Via a "Saw"-esque clown doll, Jamie and Lipton hear the voice of Mary Shaw, who explains why she chose to kill Jamie's innocent wife. As it turns out, the young heckler Mary killed and turned into a doll prior to being executed was Jamie (Ashen's) Great Uncle. Since the Ashen family's lynching of Shaw involved prompting her to scream, then cutting out her tongue in order to silence her forever, her vengeance vow involved silencing all further members of the Ashen bloodline in the same manner. (Hence the film's repeated children's rhyme about Shaw: "if you see her in your dreams, be sure you never, ever scream.") While Shaw doesn't provide the entire backstory, she does explain to Jamie that she killed Lisa because she was carrying the last of the Ashens. 

Here, the film winks at yet another early 20th-century exercise in pediophobia-based horror: Tod Browning's 1936 film, "The Devil Doll." Like Hoffmann's "The Sandman" before it, Browning's film pointed to the doll's maker as the true source of horror, this time working in a little good old-fashioned vengeance. In the film, Lionel Barrymore's Paul Lavond, like Mary Shaw, transforms real humans into murderous dolls and uses them to exact revenge on those responsible for his wrongful conviction. Unlike Lavond, Shaw is responsible for her crimes, but it's hard not to read into the characters' twin motivations. Rather than rely solely on horror homage, however, Wan and Whannell take the narrative one step further, adding a second twist in much the same way Wan does in "Malignant." 

Wan's twist ending digs deep into our subconscious

When Jamie goes to his father's home on his quest to locate and destroy Billy, he finds him sitting there quietly — or rather, silently — in his wheelchair. This is when his beautiful young stepmother Ella (Valetta) provides the film's true revelation. Ella, he learns, is merely the "perfect doll" Shaw had been working on (and ultimately succeeded in creating) before her execution. His father Edward (Gunton) died long ago, and Shaw, through Ella's body, has been controlling him — in the exact same way a ventriloquist controls a dummy — in every instance Jamie (and the audience) has seen him. In a dazzling display of movie trope kitsch that rather overly recalls the ending of films like "The Usual Suspects" and "The Sixth Sense," Jamie begins to look back on all the clues he missed along the way that might have led him to this devastating truth much sooner. 

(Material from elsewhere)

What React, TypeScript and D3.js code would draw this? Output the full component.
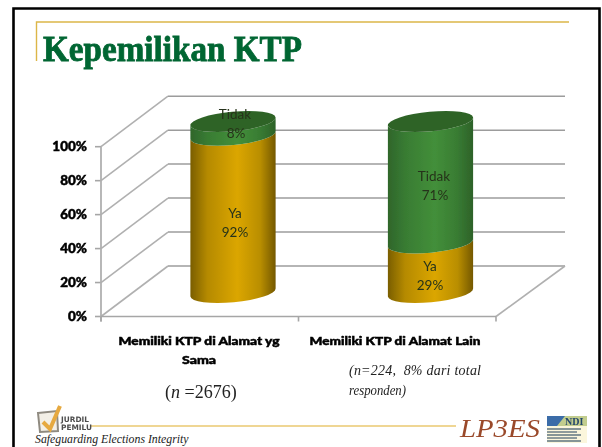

With this final reveal, "Dead Silence"  hints at something buried beneath our fear of human-like (but not quite human) entities. Perhaps, the film proposes, it isn't the lifeless face's resemblance to the living that so disturbs us, but its resemblance to the dead. Mary Shaw hasn't been working with dummies, but with corpses, and Jamie's (and our own) inability to distinguish between the two suggests that, on some level, we see them as one and the same. In the motionless, unblinking stare of the doll, the robot, the clown, or the dummy, we don't see something "life-like," but an unmoving, unflinching reminder of our own mortality.